START

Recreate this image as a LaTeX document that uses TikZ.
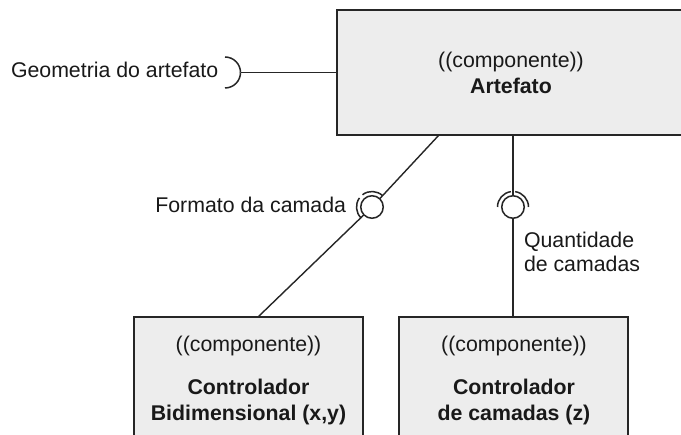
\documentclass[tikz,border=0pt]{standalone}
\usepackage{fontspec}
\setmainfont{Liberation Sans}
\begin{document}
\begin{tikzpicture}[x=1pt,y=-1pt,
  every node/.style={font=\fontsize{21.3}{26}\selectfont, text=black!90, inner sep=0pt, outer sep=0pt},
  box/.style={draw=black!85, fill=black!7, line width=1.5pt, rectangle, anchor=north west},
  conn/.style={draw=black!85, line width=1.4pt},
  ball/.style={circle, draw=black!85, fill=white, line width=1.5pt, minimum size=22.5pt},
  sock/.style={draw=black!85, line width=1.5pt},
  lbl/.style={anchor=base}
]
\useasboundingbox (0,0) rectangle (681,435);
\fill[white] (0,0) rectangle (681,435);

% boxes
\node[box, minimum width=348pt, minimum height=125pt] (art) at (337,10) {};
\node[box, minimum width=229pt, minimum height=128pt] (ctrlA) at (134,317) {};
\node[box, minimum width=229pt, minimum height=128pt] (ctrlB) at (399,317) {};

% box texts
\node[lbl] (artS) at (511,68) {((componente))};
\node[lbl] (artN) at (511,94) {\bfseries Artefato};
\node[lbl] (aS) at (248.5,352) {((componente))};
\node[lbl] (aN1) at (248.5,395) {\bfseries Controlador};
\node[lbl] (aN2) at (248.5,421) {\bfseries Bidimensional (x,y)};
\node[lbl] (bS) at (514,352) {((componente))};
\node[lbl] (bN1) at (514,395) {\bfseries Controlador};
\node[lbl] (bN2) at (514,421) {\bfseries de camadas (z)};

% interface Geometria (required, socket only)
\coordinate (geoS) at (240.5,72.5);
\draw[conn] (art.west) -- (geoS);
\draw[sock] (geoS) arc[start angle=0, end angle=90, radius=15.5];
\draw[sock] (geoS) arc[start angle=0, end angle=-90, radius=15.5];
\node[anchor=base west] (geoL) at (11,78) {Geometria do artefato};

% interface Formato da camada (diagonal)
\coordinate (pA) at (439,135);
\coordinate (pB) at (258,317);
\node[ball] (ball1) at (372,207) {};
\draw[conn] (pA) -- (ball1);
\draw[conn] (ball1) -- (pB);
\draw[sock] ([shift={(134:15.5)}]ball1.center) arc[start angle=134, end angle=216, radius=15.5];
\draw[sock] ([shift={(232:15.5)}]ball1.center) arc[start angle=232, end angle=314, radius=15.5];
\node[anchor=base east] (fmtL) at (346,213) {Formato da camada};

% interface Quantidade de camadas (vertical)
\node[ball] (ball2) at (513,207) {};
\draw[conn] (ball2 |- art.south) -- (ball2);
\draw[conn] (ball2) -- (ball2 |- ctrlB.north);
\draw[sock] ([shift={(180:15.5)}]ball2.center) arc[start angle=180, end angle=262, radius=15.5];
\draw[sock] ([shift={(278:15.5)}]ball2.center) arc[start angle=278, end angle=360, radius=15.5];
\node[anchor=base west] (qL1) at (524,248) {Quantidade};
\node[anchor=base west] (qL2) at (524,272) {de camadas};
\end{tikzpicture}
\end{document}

END

Given request: From the material above, reproduce everything verbatim except the pictures.

Problem solution:
Recreate this image as a LaTeX document that uses TikZ.
\documentclass[tikz,border=0pt]{standalone}
\usepackage{fontspec}
\setmainfont{Liberation Sans}
\begin{document}
\begin{tikzpicture}[x=1pt,y=-1pt,
  every node/.style={font=\fontsize{21.3}{26}\selectfont, text=black!90, inner sep=0pt, outer sep=0pt},
  box/.style={draw=black!85, fill=black!7, line width=1.5pt, rectangle, anchor=north west},
  conn/.style={draw=black!85, line width=1.4pt},
  ball/.style={circle, draw=black!85, fill=white, line width=1.5pt, minimum size=22.5pt},
  sock/.style={draw=black!85, line width=1.5pt},
  lbl/.style={anchor=base}
]
\useasboundingbox (0,0) rectangle (681,435);
\fill[white] (0,0) rectangle (681,435);

% boxes
\node[box, minimum width=348pt, minimum height=125pt] (art) at (337,10) {};
\node[box, minimum width=229pt, minimum height=128pt] (ctrlA) at (134,317) {};
\node[box, minimum width=229pt, minimum height=128pt] (ctrlB) at (399,317) {};

% box texts
\node[lbl] (artS) at (511,68) {((componente))};
\node[lbl] (artN) at (511,94) {\bfseries Artefato};
\node[lbl] (aS) at (248.5,352) {((componente))};
\node[lbl] (aN1) at (248.5,395) {\bfseries Controlador};
\node[lbl] (aN2) at (248.5,421) {\bfseries Bidimensional (x,y)};
\node[lbl] (bS) at (514,352) {((componente))};
\node[lbl] (bN1) at (514,395) {\bfseries Controlador};
\node[lbl] (bN2) at (514,421) {\bfseries de camadas (z)};

% interface Geometria (required, socket only)
\coordinate (geoS) at (240.5,72.5);
\draw[conn] (art.west) -- (geoS);
\draw[sock] (geoS) arc[start angle=0, end angle=90, radius=15.5];
\draw[sock] (geoS) arc[start angle=0, end angle=-90, radius=15.5];
\node[anchor=base west] (geoL) at (11,78) {Geometria do artefato};

% interface Formato da camada (diagonal)
\coordinate (pA) at (439,135);
\coordinate (pB) at (258,317);
\node[ball] (ball1) at (372,207) {};
\draw[conn] (pA) -- (ball1);
\draw[conn] (ball1) -- (pB);
\draw[sock] ([shift={(134:15.5)}]ball1.center) arc[start angle=134, end angle=216, radius=15.5];
\draw[sock] ([shift={(232:15.5)}]ball1.center) arc[start angle=232, end angle=314, radius=15.5];
\node[anchor=base east] (fmtL) at (346,213) {Formato da camada};

% interface Quantidade de camadas (vertical)
\node[ball] (ball2) at (513,207) {};
\draw[conn] (ball2 |- art.south) -- (ball2);
\draw[conn] (ball2) -- (ball2 |- ctrlB.north);
\draw[sock] ([shift={(180:15.5)}]ball2.center) arc[start angle=180, end angle=262, radius=15.5];
\draw[sock] ([shift={(278:15.5)}]ball2.center) arc[start angle=278, end angle=360, radius=15.5];
\node[anchor=base west] (qL1) at (524,248) {Quantidade};
\node[anchor=base west] (qL2) at (524,272) {de camadas};
\end{tikzpicture}
\end{document}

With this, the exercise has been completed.